RAY CUNHA
BRASÍLIA, 3 DE NOVEMBRO DE 2025 – O poeta Isnard Brandão Lima Filho ofertava rosas para a madrugada, quando, na sua alma, a noite caía, noite de tormenta, trechos tortuosos do caminho, quando a força se esvai e já não suamos água, mas sangue. Só podemos dar o que temos, e era o que tinha o poeta, rosas.
Às vezes, cai a noite na minha alma. Sem astrolábio, navego na escuridão. Não reclamo. Não emito som algum. Apenas espero, como quem olha para uma parede horas a fio. Então, percebo que faz escuro na minha alma. Ah! se uma quantidade absurda de estrelas cintilasse no meu olhar! – penso. Mas quando nos sentimos assim, afogados na noite da vida e no silêncio, não há estrelas.
Porém não há noite que não termine. Massaharu Taniguchi alertou: a hora mais escura antecede a manhã. Sei também que depois da tempestade vem a bonança. De modo que se sobrevivemos ao negror, ao silêncio e à tempestade, se pisamos terra firme ao sol, é porque começa a primavera. Pode ser a última primavera, mas primavera.
Os sobreviventes não têm mais vícios, nem apego, são livres como leões de asas, como a luz, os elétrons, vão aonde querem e nada pode matá-los, nem deixá-los tristes. Poeta, farei como tu, ofertarei rosas para a madrugada, e também o azul, além de uma pedra de rubi que garimpei no meu coração.
A escuridão e o silêncio são os trechos de difícil transposição no caminho, com abismos, desertos, noites eternas. Então, o passado volta para nos resgatar. Perfume de jasmineiros, risos de crianças, cheiro de maresia, o sabor da mulher amada, os livros que lemos e relemos incansavelmente, merengue, mambo, o Concerto Para Piano e Orquestra em Ré Menor, de Mozart.
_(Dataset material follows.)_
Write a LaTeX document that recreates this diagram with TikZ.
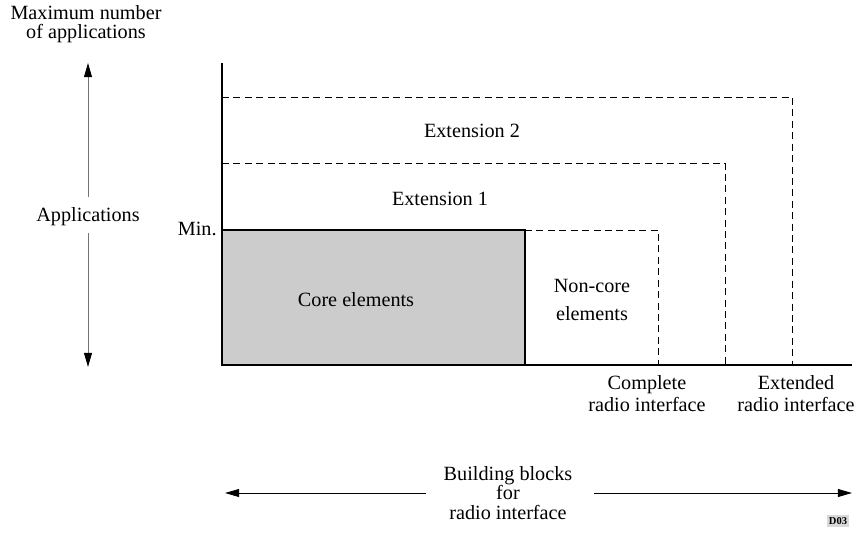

Há muitas coisas que eu queria fazer e não pude, como, por exemplo, já adulto, bater papo com meu pai em um bar, e sonhar com tudo o que ele me contaria. Também gostaria de bater papo com Ernert Hemingway, bebendo daiquiri. E se pudesse voltar à juventude pediria perdão à cada mulher que fiz chorar, porque eu era uma besta quadrada.
Se ainda fosse possível, eu seria paraquedista, atiraria bem e seria exímio em kendo, escalaria o Pico da Neblina e pescaria no Arquipélago das Cagarras. E uma coisa que certamente faria seria ler muito mais do que já li, pois ler é a viagem mais top.
Pensando bem, quando cai a noite na minha alma, basta beijar a mulher amada, procurar, na minha estante, um desses livros cheios de mistérios e luzes, e tomar cerveja com José Aparecido Ribeiro, em Belo Horizonte, bater perna em Copacabana, tomar tacacá na Avenida Nazaré, em Belém, e visitar a casa de Fernando Canto, em Macapá, para apreciar telas de Olivar Cunha. O melhor de tudo é o encontro com os personagens que nascem de madrugada.
De modo que só cai a noite na alma de um escritor quando ele está impedido de escrever, e um escritor classe A escreve mesmo que esteja preso em uma penitenciária, até doente em uma cama. Escreverá, mesmo assim, enquanto tiver força.
Quando a
noite cai sem estrelas, sem rosas, sem a voz da mulher amada, basta lembrar-se que
as noites, todas elas, são navios feéricos, pois escritores contam sempre com uma
estante, um computador, uma galáxia de imaginação.